Following the LA Weekly story, Los Angeles Police Chief Charlie Beck released a report that maintained that the city's hit-and-run crash rate compared favorably with other major cities, such as New York, Chicago and Houston.
 
Around the USA, the rise in hit-and-run crashes is leading to tougher laws in some of the states with the highest rates of resulting deaths.
 
• In Texas, legislators moved to close a loophole that police officers said encouraged intoxicated drivers involved in crashes to flee the scene. Before Sept. 1, the maximum penalty for failing to render aid was just half that for causing a drunken-driving crash death.

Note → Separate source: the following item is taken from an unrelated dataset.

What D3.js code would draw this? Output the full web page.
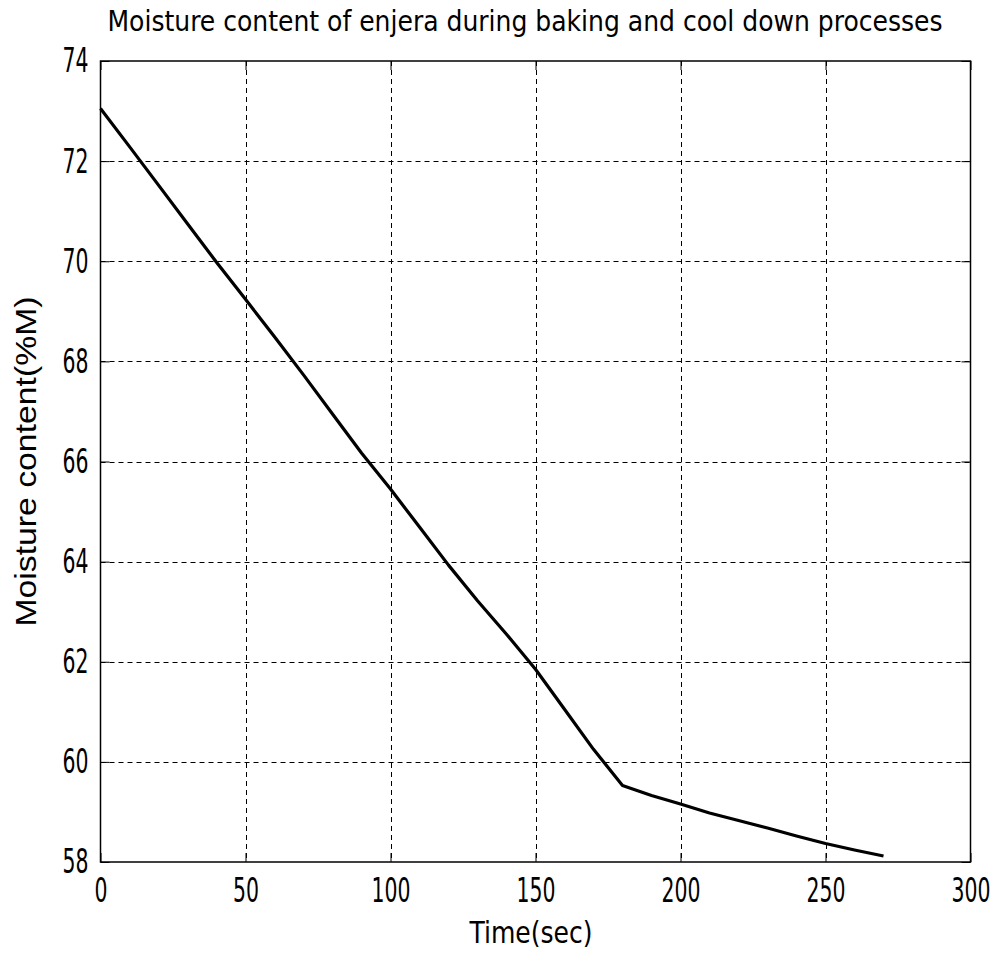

The penalty for leaving the scene of a crash was raised from a third-degree felony, with a maximum 10-year prison term, to a second-degree felony, punishable by up to 20 years in prison — same as for intoxicated manslaughter.
 
• In Florida, where the State Patrol says there were nearly 70,000 hit-and-run crashes in 2012 and three of every five road fatalities were pedestrians struck by hit-run drivers, legislators are considering a bill that would impose a mandatory sentence of at least three years on hit-and-run drivers. The sentence would be seven years if someone is seriously injured and 10 years in fatal crashes.
 
• In 2012, Arizona enacted a law requiring that any driver who leaves the scene of a crash resulting in serious injury automatically have their license suspended for five years. If there's a death, the automatic suspension is 10 years, not including time in jail.
 
• Also last year, Colorado enacted a law that made a hit-and-run crash with serious bodily injury a Class 4 felony, which carries the same penalty as driving while drunk.